■ Given material:
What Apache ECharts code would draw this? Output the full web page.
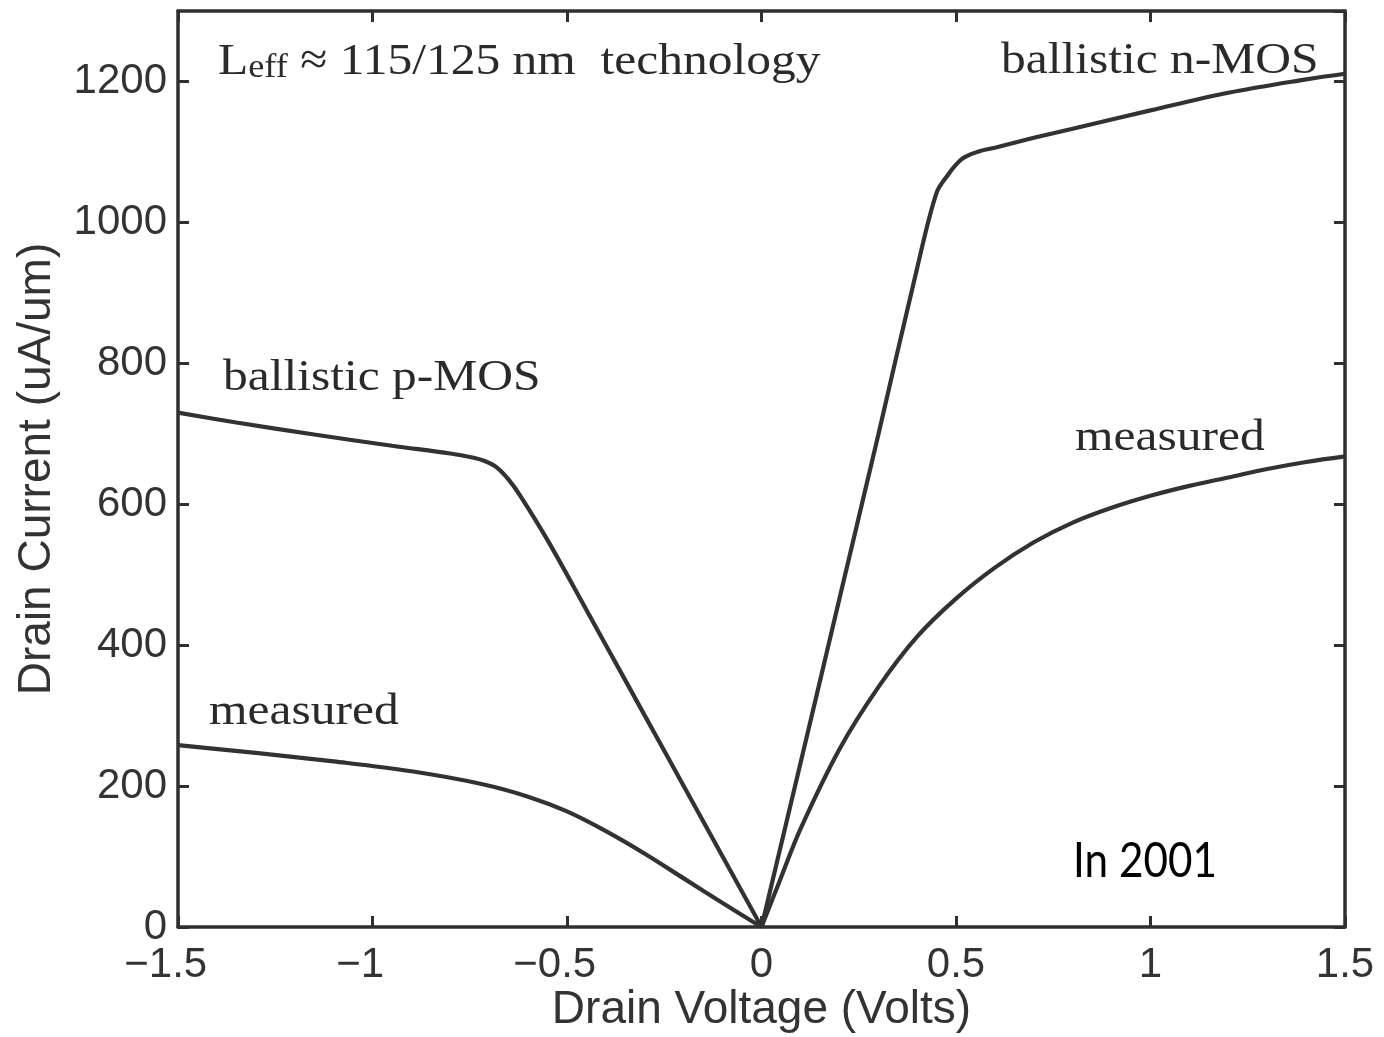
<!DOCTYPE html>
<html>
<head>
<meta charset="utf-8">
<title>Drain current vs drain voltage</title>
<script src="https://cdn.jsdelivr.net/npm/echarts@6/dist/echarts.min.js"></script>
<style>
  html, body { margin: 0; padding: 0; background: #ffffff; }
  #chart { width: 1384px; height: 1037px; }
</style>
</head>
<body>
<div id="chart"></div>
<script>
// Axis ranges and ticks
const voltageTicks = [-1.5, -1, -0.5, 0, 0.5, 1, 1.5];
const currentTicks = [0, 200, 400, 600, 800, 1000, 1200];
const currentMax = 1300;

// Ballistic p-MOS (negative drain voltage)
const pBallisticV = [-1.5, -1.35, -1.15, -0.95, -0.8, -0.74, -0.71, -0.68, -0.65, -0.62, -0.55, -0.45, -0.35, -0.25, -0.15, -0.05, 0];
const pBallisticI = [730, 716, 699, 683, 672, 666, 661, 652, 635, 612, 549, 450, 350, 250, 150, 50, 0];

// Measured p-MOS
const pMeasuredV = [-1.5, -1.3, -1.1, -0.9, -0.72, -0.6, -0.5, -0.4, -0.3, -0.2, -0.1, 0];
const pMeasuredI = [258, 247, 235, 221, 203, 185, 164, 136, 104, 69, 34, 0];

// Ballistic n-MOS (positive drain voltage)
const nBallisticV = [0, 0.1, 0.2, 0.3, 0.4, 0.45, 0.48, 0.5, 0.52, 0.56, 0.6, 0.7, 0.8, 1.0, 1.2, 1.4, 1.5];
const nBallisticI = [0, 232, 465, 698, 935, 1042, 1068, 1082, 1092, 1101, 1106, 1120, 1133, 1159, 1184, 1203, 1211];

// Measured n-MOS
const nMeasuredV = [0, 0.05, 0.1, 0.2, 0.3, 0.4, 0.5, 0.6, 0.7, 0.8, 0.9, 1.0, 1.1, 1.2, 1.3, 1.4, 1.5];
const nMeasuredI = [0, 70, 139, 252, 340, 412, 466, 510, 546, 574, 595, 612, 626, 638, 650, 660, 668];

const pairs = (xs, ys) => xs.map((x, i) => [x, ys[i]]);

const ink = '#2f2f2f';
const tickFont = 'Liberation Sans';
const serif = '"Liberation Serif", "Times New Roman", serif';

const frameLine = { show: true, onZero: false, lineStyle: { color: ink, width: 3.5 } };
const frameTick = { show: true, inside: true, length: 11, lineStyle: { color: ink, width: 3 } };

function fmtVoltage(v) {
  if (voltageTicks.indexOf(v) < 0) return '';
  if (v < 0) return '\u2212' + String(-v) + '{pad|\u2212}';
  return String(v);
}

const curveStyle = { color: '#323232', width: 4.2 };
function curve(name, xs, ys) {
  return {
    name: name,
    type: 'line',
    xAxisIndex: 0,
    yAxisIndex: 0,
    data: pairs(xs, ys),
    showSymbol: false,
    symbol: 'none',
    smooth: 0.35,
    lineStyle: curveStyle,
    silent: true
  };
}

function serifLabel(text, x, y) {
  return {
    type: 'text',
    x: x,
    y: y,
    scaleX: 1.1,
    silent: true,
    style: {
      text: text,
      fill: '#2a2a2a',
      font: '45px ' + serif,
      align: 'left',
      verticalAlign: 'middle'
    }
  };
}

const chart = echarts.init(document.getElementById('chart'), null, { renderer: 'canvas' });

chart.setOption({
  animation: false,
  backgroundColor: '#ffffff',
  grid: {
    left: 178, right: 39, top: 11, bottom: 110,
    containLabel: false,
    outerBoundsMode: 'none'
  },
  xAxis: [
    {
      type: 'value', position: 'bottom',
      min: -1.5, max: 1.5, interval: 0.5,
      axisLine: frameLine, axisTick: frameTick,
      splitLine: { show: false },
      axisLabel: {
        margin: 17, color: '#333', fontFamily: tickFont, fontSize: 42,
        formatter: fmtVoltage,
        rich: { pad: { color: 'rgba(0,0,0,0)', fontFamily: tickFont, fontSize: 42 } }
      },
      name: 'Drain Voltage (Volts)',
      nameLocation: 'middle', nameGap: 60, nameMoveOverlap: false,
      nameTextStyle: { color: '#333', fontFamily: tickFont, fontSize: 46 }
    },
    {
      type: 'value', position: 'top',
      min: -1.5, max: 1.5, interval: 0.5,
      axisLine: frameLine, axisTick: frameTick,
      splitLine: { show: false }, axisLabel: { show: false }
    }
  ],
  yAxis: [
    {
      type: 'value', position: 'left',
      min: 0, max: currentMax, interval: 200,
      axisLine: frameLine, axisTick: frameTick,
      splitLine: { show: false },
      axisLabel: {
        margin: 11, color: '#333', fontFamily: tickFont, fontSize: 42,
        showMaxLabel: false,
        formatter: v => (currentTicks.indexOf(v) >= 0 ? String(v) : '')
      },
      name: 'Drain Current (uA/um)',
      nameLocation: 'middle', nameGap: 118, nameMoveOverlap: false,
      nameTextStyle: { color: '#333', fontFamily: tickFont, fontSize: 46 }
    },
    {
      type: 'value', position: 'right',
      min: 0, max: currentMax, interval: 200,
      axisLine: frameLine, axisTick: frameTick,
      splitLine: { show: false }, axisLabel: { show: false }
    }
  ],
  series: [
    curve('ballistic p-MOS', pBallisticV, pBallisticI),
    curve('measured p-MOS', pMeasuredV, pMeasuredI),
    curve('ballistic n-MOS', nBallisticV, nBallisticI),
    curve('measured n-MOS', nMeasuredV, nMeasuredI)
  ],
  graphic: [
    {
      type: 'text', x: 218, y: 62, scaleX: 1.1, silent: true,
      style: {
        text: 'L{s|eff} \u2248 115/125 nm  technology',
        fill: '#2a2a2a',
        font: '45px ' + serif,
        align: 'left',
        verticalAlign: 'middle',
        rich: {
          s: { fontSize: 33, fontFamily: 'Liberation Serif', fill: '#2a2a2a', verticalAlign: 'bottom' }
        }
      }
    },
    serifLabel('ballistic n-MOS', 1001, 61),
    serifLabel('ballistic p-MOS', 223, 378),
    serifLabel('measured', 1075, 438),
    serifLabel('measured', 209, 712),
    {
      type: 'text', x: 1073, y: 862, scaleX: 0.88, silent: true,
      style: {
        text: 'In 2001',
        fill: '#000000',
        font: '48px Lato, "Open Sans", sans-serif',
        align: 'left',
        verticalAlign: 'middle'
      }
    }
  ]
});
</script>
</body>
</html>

■ Task description: The data above needs to be retyped exactly, with the images left out.

■ Response below:
What Apache ECharts code would draw this? Output the full web page.
<!DOCTYPE html>
<html>
<head>
<meta charset="utf-8">
<title>Drain current vs drain voltage</title>
<script src="https://cdn.jsdelivr.net/npm/echarts@6/dist/echarts.min.js"></script>
<style>
  html, body { margin: 0; padding: 0; background: #ffffff; }
  #chart { width: 1384px; height: 1037px; }
</style>
</head>
<body>
<div id="chart"></div>
<script>
// Axis ranges and ticks
const voltageTicks = [-1.5, -1, -0.5, 0, 0.5, 1, 1.5];
const currentTicks = [0, 200, 400, 600, 800, 1000, 1200];
const currentMax = 1300;

// Ballistic p-MOS (negative drain voltage)
const pBallisticV = [-1.5, -1.35, -1.15, -0.95, -0.8, -0.74, -0.71, -0.68, -0.65, -0.62, -0.55, -0.45, -0.35, -0.25, -0.15, -0.05, 0];
const pBallisticI = [730, 716, 699, 683, 672, 666, 661, 652, 635, 612, 549, 450, 350, 250, 150, 50, 0];

// Measured p-MOS
const pMeasuredV = [-1.5, -1.3, -1.1, -0.9, -0.72, -0.6, -0.5, -0.4, -0.3, -0.2, -0.1, 0];
const pMeasuredI = [258, 247, 235, 221, 203, 185, 164, 136, 104, 69, 34, 0];

// Ballistic n-MOS (positive drain voltage)
const nBallisticV = [0, 0.1, 0.2, 0.3, 0.4, 0.45, 0.48, 0.5, 0.52, 0.56, 0.6, 0.7, 0.8, 1.0, 1.2, 1.4, 1.5];
const nBallisticI = [0, 232, 465, 698, 935, 1042, 1068, 1082, 1092, 1101, 1106, 1120, 1133, 1159, 1184, 1203, 1211];

// Measured n-MOS
const nMeasuredV = [0, 0.05, 0.1, 0.2, 0.3, 0.4, 0.5, 0.6, 0.7, 0.8, 0.9, 1.0, 1.1, 1.2, 1.3, 1.4, 1.5];
const nMeasuredI = [0, 70, 139, 252, 340, 412, 466, 510, 546, 574, 595, 612, 626, 638, 650, 660, 668];

const pairs = (xs, ys) => xs.map((x, i) => [x, ys[i]]);

const ink = '#2f2f2f';
const tickFont = 'Liberation Sans';
const serif = '"Liberation Serif", "Times New Roman", serif';

const frameLine = { show: true, onZero: false, lineStyle: { color: ink, width: 3.5 } };
const frameTick = { show: true, inside: true, length: 11, lineStyle: { color: ink, width: 3 } };

function fmtVoltage(v) {
  if (voltageTicks.indexOf(v) < 0) return '';
  if (v < 0) return '\u2212' + String(-v) + '{pad|\u2212}';
  return String(v);
}

const curveStyle = { color: '#323232', width: 4.2 };
function curve(name, xs, ys) {
  return {
    name: name,
    type: 'line',
    xAxisIndex: 0,
    yAxisIndex: 0,
    data: pairs(xs, ys),
    showSymbol: false,
    symbol: 'none',
    smooth: 0.35,
    lineStyle: curveStyle,
    silent: true
  };
}

function serifLabel(text, x, y) {
  return {
    type: 'text',
    x: x,
    y: y,
    scaleX: 1.1,
    silent: true,
    style: {
      text: text,
      fill: '#2a2a2a',
      font: '45px ' + serif,
      align: 'left',
      verticalAlign: 'middle'
    }
  };
}

const chart = echarts.init(document.getElementById('chart'), null, { renderer: 'canvas' });

chart.setOption({
  animation: false,
  backgroundColor: '#ffffff',
  grid: {
    left: 178, right: 39, top: 11, bottom: 110,
    containLabel: false,
    outerBoundsMode: 'none'
  },
  xAxis: [
    {
      type: 'value', position: 'bottom',
      min: -1.5, max: 1.5, interval: 0.5,
      axisLine: frameLine, axisTick: frameTick,
      splitLine: { show: false },
      axisLabel: {
        margin: 17, color: '#333', fontFamily: tickFont, fontSize: 42,
        formatter: fmtVoltage,
        rich: { pad: { color: 'rgba(0,0,0,0)', fontFamily: tickFont, fontSize: 42 } }
      },
      name: 'Drain Voltage (Volts)',
      nameLocation: 'middle', nameGap: 60, nameMoveOverlap: false,
      nameTextStyle: { color: '#333', fontFamily: tickFont, fontSize: 46 }
    },
    {
      type: 'value', position: 'top',
      min: -1.5, max: 1.5, interval: 0.5,
      axisLine: frameLine, axisTick: frameTick,
      splitLine: { show: false }, axisLabel: { show: false }
    }
  ],
  yAxis: [
    {
      type: 'value', position: 'left',
      min: 0, max: currentMax, interval: 200,
      axisLine: frameLine, axisTick: frameTick,
      splitLine: { show: false },
      axisLabel: {
        margin: 11, color: '#333', fontFamily: tickFont, fontSize: 42,
        showMaxLabel: false,
        formatter: v => (currentTicks.indexOf(v) >= 0 ? String(v) : '')
      },
      name: 'Drain Current (uA/um)',
      nameLocation: 'middle', nameGap: 118, nameMoveOverlap: false,
      nameTextStyle: { color: '#333', fontFamily: tickFont, fontSize: 46 }
    },
    {
      type: 'value', position: 'right',
      min: 0, max: currentMax, interval: 200,
      axisLine: frameLine, axisTick: frameTick,
      splitLine: { show: false }, axisLabel: { show: false }
    }
  ],
  series: [
    curve('ballistic p-MOS', pBallisticV, pBallisticI),
    curve('measured p-MOS', pMeasuredV, pMeasuredI),
    curve('ballistic n-MOS', nBallisticV, nBallisticI),
    curve('measured n-MOS', nMeasuredV, nMeasuredI)
  ],
  graphic: [
    {
      type: 'text', x: 218, y: 62, scaleX: 1.1, silent: true,
      style: {
        text: 'L{s|eff} \u2248 115/125 nm  technology',
        fill: '#2a2a2a',
        font: '45px ' + serif,
        align: 'left',
        verticalAlign: 'middle',
        rich: {
          s: { fontSize: 33, fontFamily: 'Liberation Serif', fill: '#2a2a2a', verticalAlign: 'bottom' }
        }
      }
    },
    serifLabel('ballistic n-MOS', 1001, 61),
    serifLabel('ballistic p-MOS', 223, 378),
    serifLabel('measured', 1075, 438),
    serifLabel('measured', 209, 712),
    {
      type: 'text', x: 1073, y: 862, scaleX: 0.88, silent: true,
      style: {
        text: 'In 2001',
        fill: '#000000',
        font: '48px Lato, "Open Sans", sans-serif',
        align: 'left',
        verticalAlign: 'middle'
      }
    }
  ]
});
</script>
</body>
</html>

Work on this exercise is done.